By Jackson Elliott
Medill Reports
Scott Schnurr wanted to buy a fully equipped 30,100 square-foot building in the Chicago suburb of Naperville, but high property taxes convinced him to look for real estate elsewhere.
The building had stood empty for two years. If not for the taxes, it could have housed a hundred jobs for Schnurr’s water heater installation company, DRF Trusted Property Solutions.
The property taxes on the building were around fifty thousand dollars. “On a 10% profit, I’d have to do five hundred thousand dollars of business just to pay the taxes to be there,” the chief executive said.
Schnurr said he planned to open a call center in Indiana instead because of the state’s tax incentives. “We went through the process to see if Illinois would match things to keep the jobs there, but Illinois said no,” he said.
Illinois is home to the city of Chicago, the largest population in the Midwest, stellar colleges, a world-class airport and a location that connects the nation’s east-west rail lines. But businesses are leaving the state because of its high taxes, rising minimum wage and expensive regulations.
The state is the 6th biggest state in terms of population, but it ranked 31st in total employment growth in the first quarter of 2019, according to the Bureau of Labor statistics. Neighboring Indiana achieved nearly three times Illinois’ job growth with a little more than half its population.
For some businesses, income taxes and a high minimum wage can be the decisive factor that persuades them to leave Illinois despite its advantages as a transportation and population hub.
Illinois Manufacturers’ Association CEO Mark Denzler said that if Governor J.B. Pritzker’s proposed progressive income tax passes voters in November 2020, Illinois will have the third-highest corporate tax rate in the country and the second-highest property tax rate in the country.
“Raising income taxes is not going to attract jobs and investment to Illinois,” he said. “It’s going to drive job creators away.”
In a press conference announcing the proposed new tax, Pritzker said that “Instituting a fair tax as I’ve proposed will improve the arc of our state’s finances forever and will make our state more fair for everyone.”
Imperial Shoe Crafters owner and founder Mercedes Chaca said high taxes affect people who start businesses, and she faces business challenges that Pritzker does not face.
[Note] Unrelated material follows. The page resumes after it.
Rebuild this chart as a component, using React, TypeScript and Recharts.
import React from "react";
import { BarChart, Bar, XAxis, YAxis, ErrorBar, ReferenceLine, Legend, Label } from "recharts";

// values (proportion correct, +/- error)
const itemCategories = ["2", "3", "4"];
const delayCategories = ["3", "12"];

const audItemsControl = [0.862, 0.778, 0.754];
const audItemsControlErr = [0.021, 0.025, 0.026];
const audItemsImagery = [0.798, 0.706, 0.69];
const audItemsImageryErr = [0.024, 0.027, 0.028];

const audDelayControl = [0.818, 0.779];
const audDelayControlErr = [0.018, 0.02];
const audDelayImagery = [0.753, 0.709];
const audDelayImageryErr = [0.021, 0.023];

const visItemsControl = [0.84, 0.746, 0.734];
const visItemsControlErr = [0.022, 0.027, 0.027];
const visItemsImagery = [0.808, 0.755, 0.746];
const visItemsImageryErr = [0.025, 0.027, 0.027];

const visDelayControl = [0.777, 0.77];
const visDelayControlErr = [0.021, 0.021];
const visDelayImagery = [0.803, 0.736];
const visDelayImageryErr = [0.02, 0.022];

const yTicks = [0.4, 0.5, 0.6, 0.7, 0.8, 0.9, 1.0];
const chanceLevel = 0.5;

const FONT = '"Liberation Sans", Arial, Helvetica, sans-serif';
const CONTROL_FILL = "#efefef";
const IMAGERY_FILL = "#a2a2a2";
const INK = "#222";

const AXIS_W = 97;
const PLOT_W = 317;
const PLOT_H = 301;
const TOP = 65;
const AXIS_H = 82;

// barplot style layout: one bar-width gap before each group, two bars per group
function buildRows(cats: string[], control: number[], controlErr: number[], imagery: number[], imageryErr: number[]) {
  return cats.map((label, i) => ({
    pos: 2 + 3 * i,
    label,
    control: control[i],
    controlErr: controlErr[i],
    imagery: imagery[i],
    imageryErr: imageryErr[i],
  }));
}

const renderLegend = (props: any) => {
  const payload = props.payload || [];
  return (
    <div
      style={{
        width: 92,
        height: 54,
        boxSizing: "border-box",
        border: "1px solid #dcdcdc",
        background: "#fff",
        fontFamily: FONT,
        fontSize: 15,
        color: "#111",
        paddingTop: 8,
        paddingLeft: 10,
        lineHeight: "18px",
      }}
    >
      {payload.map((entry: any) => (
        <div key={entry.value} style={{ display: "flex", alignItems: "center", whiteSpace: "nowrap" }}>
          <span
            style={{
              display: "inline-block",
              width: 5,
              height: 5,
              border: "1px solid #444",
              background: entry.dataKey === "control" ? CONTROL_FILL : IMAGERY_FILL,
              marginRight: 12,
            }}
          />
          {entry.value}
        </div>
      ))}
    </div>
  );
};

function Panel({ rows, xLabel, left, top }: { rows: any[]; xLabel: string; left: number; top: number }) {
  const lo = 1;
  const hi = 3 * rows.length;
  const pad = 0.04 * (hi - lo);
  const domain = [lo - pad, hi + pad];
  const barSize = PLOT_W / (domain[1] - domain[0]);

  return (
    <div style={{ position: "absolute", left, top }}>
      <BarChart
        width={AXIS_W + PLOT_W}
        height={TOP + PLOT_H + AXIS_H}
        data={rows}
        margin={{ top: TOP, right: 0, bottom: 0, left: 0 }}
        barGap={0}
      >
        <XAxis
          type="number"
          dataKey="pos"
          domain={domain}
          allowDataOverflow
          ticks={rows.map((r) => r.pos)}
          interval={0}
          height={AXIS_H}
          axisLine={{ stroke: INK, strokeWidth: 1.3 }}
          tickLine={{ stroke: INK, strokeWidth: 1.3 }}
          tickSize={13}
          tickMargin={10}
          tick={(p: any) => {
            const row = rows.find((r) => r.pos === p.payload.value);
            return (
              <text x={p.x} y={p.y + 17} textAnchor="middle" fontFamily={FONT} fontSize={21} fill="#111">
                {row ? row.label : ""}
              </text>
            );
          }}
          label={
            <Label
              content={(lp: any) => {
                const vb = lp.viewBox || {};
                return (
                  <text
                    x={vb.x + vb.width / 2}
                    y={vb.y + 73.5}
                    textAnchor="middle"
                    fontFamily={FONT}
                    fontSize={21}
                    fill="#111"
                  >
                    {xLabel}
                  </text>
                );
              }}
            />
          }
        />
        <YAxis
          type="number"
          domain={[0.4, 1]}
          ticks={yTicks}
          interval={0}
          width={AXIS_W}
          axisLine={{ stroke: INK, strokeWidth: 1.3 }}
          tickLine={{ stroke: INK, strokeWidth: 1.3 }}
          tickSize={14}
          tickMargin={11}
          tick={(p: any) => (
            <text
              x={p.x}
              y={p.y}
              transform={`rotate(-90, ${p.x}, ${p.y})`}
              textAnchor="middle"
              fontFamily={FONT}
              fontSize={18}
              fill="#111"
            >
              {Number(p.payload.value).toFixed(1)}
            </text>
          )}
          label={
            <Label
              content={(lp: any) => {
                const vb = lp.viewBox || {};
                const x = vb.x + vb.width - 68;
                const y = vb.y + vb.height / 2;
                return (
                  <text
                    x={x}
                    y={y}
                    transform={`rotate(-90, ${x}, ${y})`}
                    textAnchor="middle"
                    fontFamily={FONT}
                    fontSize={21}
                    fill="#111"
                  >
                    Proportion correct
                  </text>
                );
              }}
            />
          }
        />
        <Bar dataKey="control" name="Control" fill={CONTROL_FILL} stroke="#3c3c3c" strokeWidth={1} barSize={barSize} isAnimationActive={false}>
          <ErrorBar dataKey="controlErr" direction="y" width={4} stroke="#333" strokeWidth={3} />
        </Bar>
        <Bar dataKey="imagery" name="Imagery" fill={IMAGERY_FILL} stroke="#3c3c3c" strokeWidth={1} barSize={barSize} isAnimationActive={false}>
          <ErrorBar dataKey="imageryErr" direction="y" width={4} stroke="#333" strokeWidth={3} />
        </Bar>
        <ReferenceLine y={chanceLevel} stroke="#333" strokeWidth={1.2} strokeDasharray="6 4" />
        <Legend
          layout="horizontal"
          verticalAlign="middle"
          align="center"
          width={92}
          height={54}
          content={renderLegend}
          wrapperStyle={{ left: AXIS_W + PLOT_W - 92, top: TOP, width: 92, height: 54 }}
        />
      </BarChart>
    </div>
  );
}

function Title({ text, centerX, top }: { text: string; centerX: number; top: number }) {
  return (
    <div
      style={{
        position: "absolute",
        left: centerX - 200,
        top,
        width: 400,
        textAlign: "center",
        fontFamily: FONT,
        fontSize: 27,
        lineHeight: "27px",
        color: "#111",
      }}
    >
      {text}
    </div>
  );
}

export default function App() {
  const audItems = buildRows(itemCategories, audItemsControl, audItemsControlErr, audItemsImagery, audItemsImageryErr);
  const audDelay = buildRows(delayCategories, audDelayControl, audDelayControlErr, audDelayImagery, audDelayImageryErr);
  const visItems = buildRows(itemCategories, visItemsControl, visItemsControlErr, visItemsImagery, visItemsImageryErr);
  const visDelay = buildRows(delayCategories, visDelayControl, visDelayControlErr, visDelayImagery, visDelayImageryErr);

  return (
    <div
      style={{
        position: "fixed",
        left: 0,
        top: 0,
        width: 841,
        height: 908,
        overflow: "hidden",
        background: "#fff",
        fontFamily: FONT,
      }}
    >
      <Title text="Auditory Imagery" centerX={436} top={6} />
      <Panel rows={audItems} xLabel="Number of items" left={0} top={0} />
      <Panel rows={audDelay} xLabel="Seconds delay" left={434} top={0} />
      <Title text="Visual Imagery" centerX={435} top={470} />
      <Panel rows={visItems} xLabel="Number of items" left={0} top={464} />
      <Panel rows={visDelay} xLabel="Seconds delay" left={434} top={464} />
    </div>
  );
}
The billionaire governor inherited his money from his family’s Hyatt Hotel chain.
“When you already have money there’s nothing that is difficult for you, but when you’re starting, you have to look around and see what you can do,” she said in Spanish. “I think it’s a little bit different from people that have money and people who just started a business because of their own work.”
Denzler said that the state’s planned minimum wage increase from $8.25 to $15 an hour by 2025 will also persuade businesses to leave. The average minimum wage in the states surrounding Illinois is $7.52, half of what Illinois law would demand.
“Ask any business if they can work with an 82% increase in labor cost, the answer’s going to be no,” he said.
The 82% increase from the present minimum wage doesn’t just affect the lowest-paid workers, Denzler said. Skilled employees, who currently make $15 an hour or more, will demand payment above the new minimum wage. To make up for the higher labor costs, businesses may have to raise prices for consumers.
“Two thirds of our population live within 45 minutes of a border. If it’s substantially higher, people will go across borders,” he said. “People do that all the time. People vote with their feet.”
In Quincy, residents regularly cross the border to Missouri to buy gasoline, cigarettes and alcohol because of the lower tax, Denzler said. When a flood in 1993 cut off the city’s bridges, sales tax revenue doubled.
“Illinois has so many things going for it,” Denzler said, adding that the higher taxes earn the state less money. “We are so well-positioned to be an economic engine not only for the Midwest but for the United States.”
High workers’ compensation laws also make Illinois less attractive for businesses. When workers get injured on the job, Illinois companies have to pay more to compensate them.
“The claimant is going to get two-thirds more settlement in Illinois versus Indiana,” said insurance broker Bill Owens, founder of The Owens Group. “You wonder why people are moving to Indiana? It’s because of the tort limitation, it’s because of the work comp laws.”
For instance, an Indiana train derailment that killed seven people in 1993 cost the train’s owners around $2.2 million because of tort limitations in the state, he said. In Illinois, a similar accident cost nearly $100 million.
“We are a legal mess here. People need to come together and address these problems, and leadership needs to step up,” Owens said.